◆ What the task asks
Set down exactly the lines of the listing below, please, beginning with the first and ending with the line that holds "from bokeh.resources import INLINE".

━━ Provided data ━━

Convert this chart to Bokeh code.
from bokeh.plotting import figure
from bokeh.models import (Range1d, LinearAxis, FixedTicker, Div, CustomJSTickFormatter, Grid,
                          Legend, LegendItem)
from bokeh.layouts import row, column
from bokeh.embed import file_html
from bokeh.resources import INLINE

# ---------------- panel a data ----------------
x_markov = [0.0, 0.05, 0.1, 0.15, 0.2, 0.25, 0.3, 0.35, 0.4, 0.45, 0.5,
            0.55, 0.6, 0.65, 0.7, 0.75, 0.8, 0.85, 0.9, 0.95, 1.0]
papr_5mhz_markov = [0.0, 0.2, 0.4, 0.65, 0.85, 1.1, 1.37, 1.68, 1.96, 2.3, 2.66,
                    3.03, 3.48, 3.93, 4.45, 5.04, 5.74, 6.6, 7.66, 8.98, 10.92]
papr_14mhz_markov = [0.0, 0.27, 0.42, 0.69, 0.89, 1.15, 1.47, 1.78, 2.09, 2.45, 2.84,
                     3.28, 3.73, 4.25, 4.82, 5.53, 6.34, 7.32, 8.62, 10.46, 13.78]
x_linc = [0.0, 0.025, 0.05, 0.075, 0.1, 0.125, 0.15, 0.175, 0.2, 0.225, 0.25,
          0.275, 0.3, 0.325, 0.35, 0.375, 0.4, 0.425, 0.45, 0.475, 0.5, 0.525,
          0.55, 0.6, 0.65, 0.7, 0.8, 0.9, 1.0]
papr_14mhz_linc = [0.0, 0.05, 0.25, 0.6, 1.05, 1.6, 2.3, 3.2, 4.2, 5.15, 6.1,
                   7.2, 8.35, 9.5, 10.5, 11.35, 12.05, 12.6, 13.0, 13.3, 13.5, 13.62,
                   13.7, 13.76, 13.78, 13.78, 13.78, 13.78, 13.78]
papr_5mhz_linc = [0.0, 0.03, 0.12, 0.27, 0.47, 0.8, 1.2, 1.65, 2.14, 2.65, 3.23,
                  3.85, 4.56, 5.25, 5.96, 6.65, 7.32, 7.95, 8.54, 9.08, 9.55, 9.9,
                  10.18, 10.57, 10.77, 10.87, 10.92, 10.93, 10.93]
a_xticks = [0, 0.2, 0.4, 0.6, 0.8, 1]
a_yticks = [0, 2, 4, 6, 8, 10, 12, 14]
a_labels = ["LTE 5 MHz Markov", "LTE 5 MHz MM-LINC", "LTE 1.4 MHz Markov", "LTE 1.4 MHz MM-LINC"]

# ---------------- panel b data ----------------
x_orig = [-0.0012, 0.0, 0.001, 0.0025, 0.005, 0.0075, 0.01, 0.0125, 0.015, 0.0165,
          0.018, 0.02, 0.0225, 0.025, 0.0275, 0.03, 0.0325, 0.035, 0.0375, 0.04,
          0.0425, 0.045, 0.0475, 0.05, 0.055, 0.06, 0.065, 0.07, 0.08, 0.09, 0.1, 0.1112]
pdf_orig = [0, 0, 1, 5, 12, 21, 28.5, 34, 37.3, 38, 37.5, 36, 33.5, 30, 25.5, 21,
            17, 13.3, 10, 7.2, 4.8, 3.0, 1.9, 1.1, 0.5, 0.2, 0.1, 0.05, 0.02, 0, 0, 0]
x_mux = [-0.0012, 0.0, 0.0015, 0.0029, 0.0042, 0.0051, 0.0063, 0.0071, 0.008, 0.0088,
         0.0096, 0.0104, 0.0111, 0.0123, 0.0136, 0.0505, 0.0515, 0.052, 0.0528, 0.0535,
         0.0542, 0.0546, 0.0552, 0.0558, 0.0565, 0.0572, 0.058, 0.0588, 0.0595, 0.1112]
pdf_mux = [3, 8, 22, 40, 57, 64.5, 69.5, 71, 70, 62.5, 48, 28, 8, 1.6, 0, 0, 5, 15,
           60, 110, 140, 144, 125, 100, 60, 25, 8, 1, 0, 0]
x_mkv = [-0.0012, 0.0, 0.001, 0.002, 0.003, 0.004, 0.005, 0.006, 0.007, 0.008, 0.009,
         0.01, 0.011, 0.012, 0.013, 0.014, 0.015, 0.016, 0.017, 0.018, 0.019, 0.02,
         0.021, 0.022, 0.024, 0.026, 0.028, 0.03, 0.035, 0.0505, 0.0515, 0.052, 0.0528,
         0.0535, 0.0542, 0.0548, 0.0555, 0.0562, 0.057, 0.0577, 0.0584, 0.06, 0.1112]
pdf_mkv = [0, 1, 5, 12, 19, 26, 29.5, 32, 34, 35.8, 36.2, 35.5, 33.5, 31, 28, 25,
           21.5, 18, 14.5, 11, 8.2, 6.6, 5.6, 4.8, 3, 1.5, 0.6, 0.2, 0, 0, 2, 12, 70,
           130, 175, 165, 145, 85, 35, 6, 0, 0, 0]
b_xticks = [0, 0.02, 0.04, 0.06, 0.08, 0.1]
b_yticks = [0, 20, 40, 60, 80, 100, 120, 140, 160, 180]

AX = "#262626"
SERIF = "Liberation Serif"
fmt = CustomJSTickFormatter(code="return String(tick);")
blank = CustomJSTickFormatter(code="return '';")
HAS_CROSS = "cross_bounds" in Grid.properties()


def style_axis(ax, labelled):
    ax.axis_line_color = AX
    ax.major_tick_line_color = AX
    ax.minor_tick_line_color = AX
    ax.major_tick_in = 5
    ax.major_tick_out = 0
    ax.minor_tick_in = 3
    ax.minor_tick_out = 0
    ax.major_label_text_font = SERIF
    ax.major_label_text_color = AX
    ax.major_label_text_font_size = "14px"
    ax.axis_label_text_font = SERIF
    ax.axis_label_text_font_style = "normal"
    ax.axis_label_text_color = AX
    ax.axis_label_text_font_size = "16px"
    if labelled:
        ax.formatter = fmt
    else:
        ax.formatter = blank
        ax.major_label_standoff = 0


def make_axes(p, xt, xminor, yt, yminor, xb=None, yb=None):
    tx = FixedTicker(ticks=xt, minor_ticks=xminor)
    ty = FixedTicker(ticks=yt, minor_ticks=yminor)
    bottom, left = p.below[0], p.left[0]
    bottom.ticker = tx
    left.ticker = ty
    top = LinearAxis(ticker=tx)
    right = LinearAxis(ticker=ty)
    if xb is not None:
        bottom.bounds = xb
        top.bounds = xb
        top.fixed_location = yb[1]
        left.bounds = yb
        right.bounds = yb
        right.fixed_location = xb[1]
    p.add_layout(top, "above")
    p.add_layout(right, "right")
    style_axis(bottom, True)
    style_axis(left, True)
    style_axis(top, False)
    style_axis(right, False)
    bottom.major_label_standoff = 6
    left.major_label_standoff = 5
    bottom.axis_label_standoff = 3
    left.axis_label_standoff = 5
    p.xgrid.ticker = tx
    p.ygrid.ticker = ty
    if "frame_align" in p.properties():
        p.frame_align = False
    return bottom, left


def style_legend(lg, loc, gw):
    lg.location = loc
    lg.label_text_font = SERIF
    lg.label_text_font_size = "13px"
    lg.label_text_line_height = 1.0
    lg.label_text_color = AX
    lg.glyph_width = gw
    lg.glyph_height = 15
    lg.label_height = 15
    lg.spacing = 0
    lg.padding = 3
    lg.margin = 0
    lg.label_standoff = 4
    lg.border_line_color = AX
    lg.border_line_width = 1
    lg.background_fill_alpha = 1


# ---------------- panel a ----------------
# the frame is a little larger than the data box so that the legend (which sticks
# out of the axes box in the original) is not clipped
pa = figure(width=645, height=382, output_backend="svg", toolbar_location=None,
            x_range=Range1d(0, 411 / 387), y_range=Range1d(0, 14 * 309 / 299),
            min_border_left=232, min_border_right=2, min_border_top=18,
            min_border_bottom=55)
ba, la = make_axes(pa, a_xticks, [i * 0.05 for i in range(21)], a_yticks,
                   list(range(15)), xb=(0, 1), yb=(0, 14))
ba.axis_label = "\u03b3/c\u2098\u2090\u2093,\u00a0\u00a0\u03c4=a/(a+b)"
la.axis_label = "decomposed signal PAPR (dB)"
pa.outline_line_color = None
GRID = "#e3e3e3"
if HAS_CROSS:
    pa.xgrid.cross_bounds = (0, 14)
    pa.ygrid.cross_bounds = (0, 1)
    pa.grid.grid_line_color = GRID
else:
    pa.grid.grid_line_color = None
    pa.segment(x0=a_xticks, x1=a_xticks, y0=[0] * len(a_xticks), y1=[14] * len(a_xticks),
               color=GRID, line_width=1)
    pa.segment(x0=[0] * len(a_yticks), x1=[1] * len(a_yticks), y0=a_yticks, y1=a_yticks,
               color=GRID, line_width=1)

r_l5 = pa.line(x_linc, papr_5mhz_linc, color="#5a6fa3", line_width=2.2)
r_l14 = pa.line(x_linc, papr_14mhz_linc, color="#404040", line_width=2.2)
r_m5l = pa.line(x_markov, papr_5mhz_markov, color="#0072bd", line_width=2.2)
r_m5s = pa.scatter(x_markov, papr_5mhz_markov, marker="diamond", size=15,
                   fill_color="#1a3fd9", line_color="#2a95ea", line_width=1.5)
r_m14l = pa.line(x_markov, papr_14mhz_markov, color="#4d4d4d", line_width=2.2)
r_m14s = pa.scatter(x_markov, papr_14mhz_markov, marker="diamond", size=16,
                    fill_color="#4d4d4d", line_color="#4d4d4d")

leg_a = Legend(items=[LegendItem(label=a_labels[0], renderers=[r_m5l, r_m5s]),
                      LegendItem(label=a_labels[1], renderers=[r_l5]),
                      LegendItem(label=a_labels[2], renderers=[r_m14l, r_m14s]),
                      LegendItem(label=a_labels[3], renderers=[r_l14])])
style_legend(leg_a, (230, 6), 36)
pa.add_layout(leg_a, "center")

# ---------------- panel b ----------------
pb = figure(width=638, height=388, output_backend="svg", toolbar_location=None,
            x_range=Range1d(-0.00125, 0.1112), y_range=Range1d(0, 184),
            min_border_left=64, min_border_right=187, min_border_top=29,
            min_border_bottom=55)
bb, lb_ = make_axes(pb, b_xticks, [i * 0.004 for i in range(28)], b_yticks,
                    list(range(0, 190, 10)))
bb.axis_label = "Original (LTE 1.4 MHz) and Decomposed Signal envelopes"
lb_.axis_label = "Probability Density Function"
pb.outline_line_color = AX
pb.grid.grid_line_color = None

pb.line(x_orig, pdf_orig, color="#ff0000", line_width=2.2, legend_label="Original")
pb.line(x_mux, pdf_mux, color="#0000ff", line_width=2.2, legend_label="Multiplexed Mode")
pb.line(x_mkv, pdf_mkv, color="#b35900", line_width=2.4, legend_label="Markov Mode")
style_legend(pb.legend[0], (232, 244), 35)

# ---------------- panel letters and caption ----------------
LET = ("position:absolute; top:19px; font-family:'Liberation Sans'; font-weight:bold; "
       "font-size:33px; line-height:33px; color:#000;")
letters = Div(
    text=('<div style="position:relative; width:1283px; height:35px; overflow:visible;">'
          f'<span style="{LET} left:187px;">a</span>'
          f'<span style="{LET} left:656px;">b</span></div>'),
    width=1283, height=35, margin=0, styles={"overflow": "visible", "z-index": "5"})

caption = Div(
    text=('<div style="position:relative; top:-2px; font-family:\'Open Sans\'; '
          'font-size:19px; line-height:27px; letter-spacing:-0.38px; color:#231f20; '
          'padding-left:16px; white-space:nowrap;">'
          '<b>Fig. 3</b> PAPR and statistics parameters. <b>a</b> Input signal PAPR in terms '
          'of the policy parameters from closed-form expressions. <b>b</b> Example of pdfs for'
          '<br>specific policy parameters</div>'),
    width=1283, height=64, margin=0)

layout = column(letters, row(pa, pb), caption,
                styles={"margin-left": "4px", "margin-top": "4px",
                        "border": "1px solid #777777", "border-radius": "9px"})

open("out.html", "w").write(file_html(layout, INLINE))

━━━

◆ The answer
Convert this chart to Bokeh code.
from bokeh.plotting import figure
from bokeh.models import (Range1d, LinearAxis, FixedTicker, Div, CustomJSTickFormatter, Grid,
                          Legend, LegendItem)
from bokeh.layouts import row, column
from bokeh.embed import file_html
from bokeh.resources import INLINE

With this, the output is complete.